The Spirit will look for 2014 NWSL College Draft first overall pick Crystal Dunn and U.S. International Yael Averbuch to help shoulder the load.

“Having Crystal Dunn and Yael Averbuch means a ton going forward,” Nairn said. “They’re the type of players that not only are amazing but they have a great experience with national team and Yael has played overseas in Sweden.”

Their experience playing soccer at all levels is beneficial to the club. Nairn sees this upcoming season as an opportunity to build a brand name in the Washington Spirit.

“Hopefully we can start to compete with the fans and have as many as Portland does,” Nairn said. “I know DC has the second largest fan group in the league and why not try to compete with the best and it starts with players like Yael, Dunn and Krieger as well as the Canadian National team players.”

Nairn doesn’t know exactly how she’ll be utilized in Washington but she wants to be in a situation that helps the team win.

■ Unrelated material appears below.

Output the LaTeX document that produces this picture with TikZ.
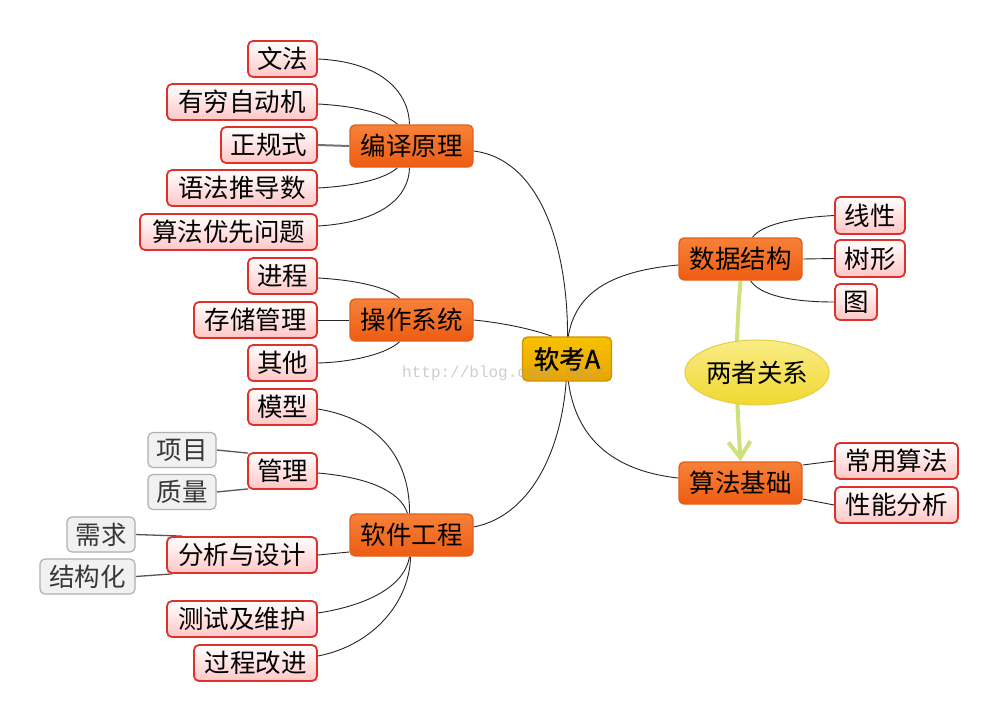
\documentclass[tikz,border=0pt]{standalone}
\usepackage{fontspec}
\setmainfont{Noto Sans CJK SC}
\setmonofont{Liberation Mono}
\usetikzlibrary{shapes.geometric,arrows.meta,backgrounds,calc}
\pgfdeclarelayer{paper}
\pgfsetlayers{paper,background,main}
\definecolor{leafborder}{HTML}{E0302A}
\definecolor{leaffill}{HTML}{FFC6C6}
\definecolor{brtop}{HTML}{F7813A}
\definecolor{brbot}{HTML}{EE5C12}
\definecolor{brborder}{HTML}{E2601C}
\definecolor{ctop}{HTML}{F7C200}
\definecolor{cbot}{HTML}{E8A400}
\definecolor{cborder}{HTML}{D09200}
\definecolor{eltop}{HTML}{F8EC86}
\definecolor{elbot}{HTML}{F1D830}
\definecolor{elborder}{HTML}{E6CF45}
\definecolor{arrowc}{HTML}{CDE27A}
\definecolor{gfill}{HTML}{F1F1F1}
\definecolor{gborder}{HTML}{B0B0B0}
\definecolor{gtext}{HTML}{383838}
\definecolor{linec}{HTML}{262626}
\definecolor{glinec}{HTML}{555555}
\begin{document}
\begin{tikzpicture}[x=1pt,y=-1pt,
  every node/.style={font=\fontsize{25.5}{30}\selectfont, inner sep=0pt, text=black},
  base/.style={rounded corners=5pt, align=center, minimum height=36pt},
  leaf/.style={base, draw=leafborder, line width=1.8pt, top color=white, bottom color=leaffill},
  branch/.style={base, minimum height=42pt, minimum width=123pt, draw=brborder, line width=1.4pt, top color=brtop, bottom color=brbot},
  hub/.style={base, minimum height=44pt, minimum width=89pt, draw=cborder, line width=1.4pt, top color=ctop, bottom color=cbot,
    font=\fontsize{25.5}{30}\selectfont\addfontfeature{FakeBold=1.2}},
  gbox/.style={base, minimum height=35pt, draw=gborder, line width=1.2pt, fill=gfill, text=gtext},
  ell/.style={ellipse, minimum width=142pt, minimum height=65pt, draw=elborder, line width=1pt, top color=eltop, bottom color=elbot},
  conn/.style={draw=linec, line width=0.9pt},
  gconn/.style={draw=glinec, line width=1.3pt},
  rel/.style={draw=arrowc, line width=4pt, -{Straight Barb[length=16pt,width=22pt]}},
  wmark/.style={font=\fontsize{16}{16}\selectfont\ttfamily, text=black!35, opacity=0.55, anchor=base west}
]
\useasboundingbox (0,0) rectangle (997,720);
\begin{pgfonlayer}{paper}
  \fill[white] (0,0) rectangle (997,720);
\end{pgfonlayer}

% hub
\node[hub] (c) at (567,359) {软考A};
% 编译原理
\node[branch] (by) at (411.5,146) {编译原理};
\node[leaf,minimum width=69pt] (wf) at (282.5,59) {文法};
\node[leaf,minimum width=150pt] (yq) at (242,102) {有穷自动机};
\node[leaf,minimum width=96pt] (zg) at (269,145) {正规式};
\node[leaf,minimum width=150pt] (yf) at (242,188) {语法推导数};
\node[leaf,minimum width=177pt] (sf) at (228.5,232) {算法优先问题};
% 操作系统
\node[branch] (cz) at (411.5,320) {操作系统};
\node[leaf,minimum width=69pt] (jc) at (282.5,276) {进程};
\node[leaf,minimum width=123pt] (cc) at (255.5,320) {存储管理};
\node[leaf,minimum width=69pt] (qt) at (282.5,363) {其他};
% 软件工程
\node[branch] (rj) at (411.5,535) {软件工程};
\node[leaf,minimum width=69pt] (mx) at (282.5,407) {模型};
\node[leaf,minimum width=69pt] (gl) at (282.5,471) {管理};
\node[gbox,minimum width=68pt] (xm) at (182,450) {项目};
\node[gbox,minimum width=68pt] (zl) at (182,492) {质量};
\node[leaf,minimum width=150pt] (fx) at (242,555) {分析与设计};
\node[gbox,minimum width=68pt] (xq) at (101,534.5) {需求};
\node[gbox,minimum width=95pt] (jg) at (87.5,576.5) {结构化};
\node[leaf,minimum width=150pt] (cs) at (242,619) {测试及维护};
\node[leaf,minimum width=123pt] (gc) at (255.5,663) {过程改进};
% 数据结构
\node[branch] (sj) at (740.5,259) {数据结构};
\node[leaf,minimum width=70pt,minimum height=37pt] (xx) at (870,215.5) {线性};
\node[leaf,minimum width=70pt,minimum height=37pt] (sx) at (870,258.5) {树形};
\node[leaf,minimum width=42pt] (tu) at (856,302) {图};
% relation
\node[ell] (gx) at (757,372.5) {两者关系};
% 算法基础
\node[branch] (jb) at (740.5,483) {算法基础};
\node[leaf,minimum width=123pt] (cy) at (896.5,461) {常用算法};
\node[leaf,minimum width=123pt] (xn) at (896.5,505) {性能分析};

\begin{scope}[on background layer]
  % main branches
  \draw[conn] ($(by.east)+(0,5)$) .. controls (545,160) and (572,260) .. (c.center);
  \draw[conn] (cz.east) .. controls (505,323) and (535,330) .. ($(c.north)+(-15,0)$);
  \draw[conn] ($(rj.east)+(0,-8)$) .. controls (535,515) and (567,440) .. (c.center);
  \draw[conn] ($(sj.west)+(0,6)$) .. controls (600,272) and (565,300) .. (c.center);
  \draw[conn] ($(jb.west)+(0,-5)$) .. controls (605,470) and (567,430) .. (c.center);
  % 编译原理 children
  \draw[conn] (wf.east) .. controls (385,62) and (409,95) .. ($(by.north)+(-2,0)$);
  \draw[conn] ($(yq.east)+(0,2)$) .. controls (355,106) and (385,113) .. ($(by.north)+(-14,0)$);
  \draw[gconn,draw=black!55,line width=2pt] (zg.east) -- (by.west);
  \draw[conn] (yf.east) .. controls (355,186) and (385,179) .. ($(by.south)+(-14,0)$);
  \draw[conn] ($(sf.east)+(0,-6)$) .. controls (385,222) and (409,195) .. ($(by.south)+(-2,0)$);
  % 操作系统 children
  \draw[conn] ($(jc.east)+(0,2)$) .. controls (355,280) and (388,287) .. ($(cz.north)+(-12,0)$);
  \draw[conn] (cc.east) -- (cz.west);
  \draw[conn] (qt.east) .. controls (355,362) and (388,353) .. ($(cz.south)+(-12,0)$);
  % 软件工程 children
  \draw[conn] ($(mx.east)+(0,2)$) .. controls (385,420) and (410,465) .. ($(rj.north)+(-2,0)$);
  \draw[conn] ($(gl.east)+(0,2)$) .. controls (365,477) and (400,490) .. ($(rj.north)+(-4,0)$);
  \draw[conn] (fx.east) -- ($(rj.west)+(0,17)$);
  \draw[conn] ($(cs.east)+(0,-6)$) .. controls (370,605) and (405,585) .. ($(rj.south)+(-2,0)$);
  \draw[conn] ($(gc.east)+(0,-7)$) .. controls (375,645) and (410,600) .. ($(rj.south)+(-1,0)$);
  % grey leaves
  \draw[gconn] (xm.east) -- ($(gl.north west)+(1,1)$);
  \draw[gconn] (zl.east) -- ($(gl.south west)+(1,-1)$);
  \draw[gconn] (xq.east) -- ($(fx.north west)+(16,0)$);
  \draw[gconn] (jg.east) -- ($(fx.south west)+(6,0)$);
  % 数据结构 children
  \draw[conn] (xx.west) .. controls (790,218) and (762,225) .. ($(sj.north)+(12,0)$);
  \draw[conn] (sx.west) -- (sj.east);
  \draw[conn] (tu.west) .. controls (790,302) and (760,295) .. ($(sj.south)+(10,0)$);
  % 算法基础 children
  \draw[conn] (cy.west) -- ($(jb.east)+(0,-18)$);
  \draw[conn] (xn.west) -- ($(jb.east)+(0,16)$);
  % relation arrow
  \draw[rel] (sj.south) .. controls (734,360) and (737,400) .. (jb.north);
\end{scope}

% watermark
\node[wmark] (wm) at (402,377) {http://blog.csdn.net/};
\end{tikzpicture}
\end{document}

Even though her natural position is attacking midfielder in the No.10 spot,  in Seattle she played all over the pitch spending time at outside back, center mid, and striker.

“My style is to play people through and really be the connecting piece going forward,” Nairn said. I’m always looking to get an assist. “At the end of the day if the team is performing and we’re winning that’s our goal so it’s whatever it takes.”

Besides a winning club, her goals for Washington scope outside the field of play.

“I want little girls in the stands to say I want to do this when I’m their age and this is my goal,” Nairn said.  “I want to help broaden the women’s game to make everyone know this league is here to stay, we’ll do whatever it takes to help it stay afloat and thrive.”